— Begin Entries —

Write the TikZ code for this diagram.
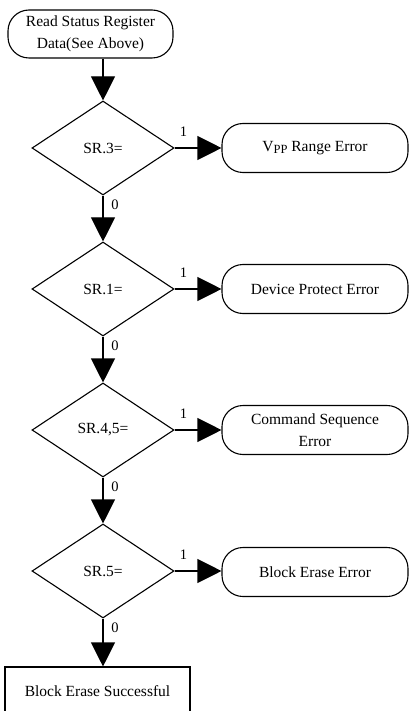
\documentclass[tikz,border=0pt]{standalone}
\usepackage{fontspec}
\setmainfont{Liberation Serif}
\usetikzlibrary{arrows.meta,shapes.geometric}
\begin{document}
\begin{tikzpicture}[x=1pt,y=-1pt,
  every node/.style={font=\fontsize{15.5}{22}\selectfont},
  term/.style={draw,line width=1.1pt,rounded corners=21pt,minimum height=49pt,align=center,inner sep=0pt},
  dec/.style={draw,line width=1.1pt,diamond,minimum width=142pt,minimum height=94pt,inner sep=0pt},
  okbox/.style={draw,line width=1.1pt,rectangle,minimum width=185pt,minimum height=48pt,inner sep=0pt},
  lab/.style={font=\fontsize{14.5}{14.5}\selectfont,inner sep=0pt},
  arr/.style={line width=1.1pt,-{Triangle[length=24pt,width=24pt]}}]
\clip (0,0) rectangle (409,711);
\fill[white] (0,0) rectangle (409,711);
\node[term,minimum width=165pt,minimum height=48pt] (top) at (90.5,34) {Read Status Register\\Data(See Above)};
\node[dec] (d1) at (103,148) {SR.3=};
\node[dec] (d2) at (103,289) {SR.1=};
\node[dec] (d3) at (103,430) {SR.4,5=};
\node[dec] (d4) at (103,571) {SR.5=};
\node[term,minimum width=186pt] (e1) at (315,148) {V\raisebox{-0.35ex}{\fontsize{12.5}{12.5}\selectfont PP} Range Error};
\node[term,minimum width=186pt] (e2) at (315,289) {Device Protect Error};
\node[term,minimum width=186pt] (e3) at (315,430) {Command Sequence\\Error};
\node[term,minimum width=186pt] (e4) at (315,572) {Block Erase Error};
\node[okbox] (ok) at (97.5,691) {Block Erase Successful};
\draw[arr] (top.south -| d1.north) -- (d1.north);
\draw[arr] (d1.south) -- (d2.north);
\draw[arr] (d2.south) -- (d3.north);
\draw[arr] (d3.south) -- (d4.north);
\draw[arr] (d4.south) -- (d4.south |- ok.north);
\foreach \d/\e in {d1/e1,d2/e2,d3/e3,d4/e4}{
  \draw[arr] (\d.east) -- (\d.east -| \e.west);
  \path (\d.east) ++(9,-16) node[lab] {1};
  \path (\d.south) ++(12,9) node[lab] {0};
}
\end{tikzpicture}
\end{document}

— End Entries —
— Begin Entries —

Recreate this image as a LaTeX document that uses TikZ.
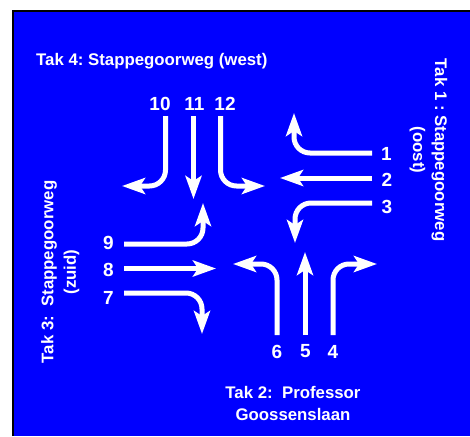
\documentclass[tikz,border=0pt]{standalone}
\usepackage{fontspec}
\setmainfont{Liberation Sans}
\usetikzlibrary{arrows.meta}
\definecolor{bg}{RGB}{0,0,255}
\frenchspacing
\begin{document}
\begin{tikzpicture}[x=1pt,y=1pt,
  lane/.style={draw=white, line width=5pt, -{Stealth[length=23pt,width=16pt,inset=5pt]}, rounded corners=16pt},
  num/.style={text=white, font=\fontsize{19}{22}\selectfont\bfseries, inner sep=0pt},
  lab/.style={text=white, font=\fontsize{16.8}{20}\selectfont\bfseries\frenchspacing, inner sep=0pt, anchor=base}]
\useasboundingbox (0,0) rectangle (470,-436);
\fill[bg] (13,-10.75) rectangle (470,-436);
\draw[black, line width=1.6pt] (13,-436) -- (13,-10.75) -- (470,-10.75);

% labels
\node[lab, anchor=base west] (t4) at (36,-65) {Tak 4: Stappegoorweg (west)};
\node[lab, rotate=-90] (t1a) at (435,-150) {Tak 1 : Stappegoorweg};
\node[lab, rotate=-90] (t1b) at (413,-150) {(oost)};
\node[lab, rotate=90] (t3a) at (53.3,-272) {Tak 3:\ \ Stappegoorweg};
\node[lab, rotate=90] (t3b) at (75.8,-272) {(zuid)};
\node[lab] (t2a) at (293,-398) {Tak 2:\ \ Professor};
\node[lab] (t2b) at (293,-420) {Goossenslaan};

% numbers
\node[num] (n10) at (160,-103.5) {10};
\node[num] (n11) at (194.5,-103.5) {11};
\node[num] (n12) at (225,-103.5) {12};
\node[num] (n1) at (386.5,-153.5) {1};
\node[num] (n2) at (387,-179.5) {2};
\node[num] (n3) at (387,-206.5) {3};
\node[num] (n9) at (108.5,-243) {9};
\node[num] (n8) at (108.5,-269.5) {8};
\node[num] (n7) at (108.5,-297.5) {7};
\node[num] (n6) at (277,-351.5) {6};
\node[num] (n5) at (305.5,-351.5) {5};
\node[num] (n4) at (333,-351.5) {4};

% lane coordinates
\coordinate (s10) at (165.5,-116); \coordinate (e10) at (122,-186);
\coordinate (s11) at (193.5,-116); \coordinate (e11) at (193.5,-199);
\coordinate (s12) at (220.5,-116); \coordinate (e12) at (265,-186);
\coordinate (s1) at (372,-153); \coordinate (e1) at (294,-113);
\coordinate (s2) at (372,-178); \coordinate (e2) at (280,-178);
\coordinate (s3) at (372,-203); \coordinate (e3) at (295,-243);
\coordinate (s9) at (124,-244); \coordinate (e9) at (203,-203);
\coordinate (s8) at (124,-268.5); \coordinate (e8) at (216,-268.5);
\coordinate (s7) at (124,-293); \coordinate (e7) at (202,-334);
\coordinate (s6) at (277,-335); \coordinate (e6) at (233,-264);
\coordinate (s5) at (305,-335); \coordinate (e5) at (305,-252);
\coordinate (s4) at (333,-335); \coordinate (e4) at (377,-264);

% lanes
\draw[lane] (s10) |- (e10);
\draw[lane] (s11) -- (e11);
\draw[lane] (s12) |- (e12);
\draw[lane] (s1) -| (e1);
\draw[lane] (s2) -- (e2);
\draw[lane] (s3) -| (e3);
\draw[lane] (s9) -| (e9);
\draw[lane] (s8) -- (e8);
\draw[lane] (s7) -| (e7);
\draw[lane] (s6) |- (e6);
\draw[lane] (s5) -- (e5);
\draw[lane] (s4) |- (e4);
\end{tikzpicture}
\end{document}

— End Entries —

* **Description of the task**:
Copy exactly the stretch of lines from the one containing "Recreate this image" through the one containing "(n4) at (333,-351.5)", both included. Leave out any pictures.

* **Final answer**:
Recreate this image as a LaTeX document that uses TikZ.
\documentclass[tikz,border=0pt]{standalone}
\usepackage{fontspec}
\setmainfont{Liberation Sans}
\usetikzlibrary{arrows.meta}
\definecolor{bg}{RGB}{0,0,255}
\frenchspacing
\begin{document}
\begin{tikzpicture}[x=1pt,y=1pt,
  lane/.style={draw=white, line width=5pt, -{Stealth[length=23pt,width=16pt,inset=5pt]}, rounded corners=16pt},
  num/.style={text=white, font=\fontsize{19}{22}\selectfont\bfseries, inner sep=0pt},
  lab/.style={text=white, font=\fontsize{16.8}{20}\selectfont\bfseries\frenchspacing, inner sep=0pt, anchor=base}]
\useasboundingbox (0,0) rectangle (470,-436);
\fill[bg] (13,-10.75) rectangle (470,-436);
\draw[black, line width=1.6pt] (13,-436) -- (13,-10.75) -- (470,-10.75);

% labels
\node[lab, anchor=base west] (t4) at (36,-65) {Tak 4: Stappegoorweg (west)};
\node[lab, rotate=-90] (t1a) at (435,-150) {Tak 1 : Stappegoorweg};
\node[lab, rotate=-90] (t1b) at (413,-150) {(oost)};
\node[lab, rotate=90] (t3a) at (53.3,-272) {Tak 3:\ \ Stappegoorweg};
\node[lab, rotate=90] (t3b) at (75.8,-272) {(zuid)};
\node[lab] (t2a) at (293,-398) {Tak 2:\ \ Professor};
\node[lab] (t2b) at (293,-420) {Goossenslaan};

% numbers
\node[num] (n10) at (160,-103.5) {10};
\node[num] (n11) at (194.5,-103.5) {11};
\node[num] (n12) at (225,-103.5) {12};
\node[num] (n1) at (386.5,-153.5) {1};
\node[num] (n2) at (387,-179.5) {2};
\node[num] (n3) at (387,-206.5) {3};
\node[num] (n9) at (108.5,-243) {9};
\node[num] (n8) at (108.5,-269.5) {8};
\node[num] (n7) at (108.5,-297.5) {7};
\node[num] (n6) at (277,-351.5) {6};
\node[num] (n5) at (305.5,-351.5) {5};
\node[num] (n4) at (333,-351.5) {4};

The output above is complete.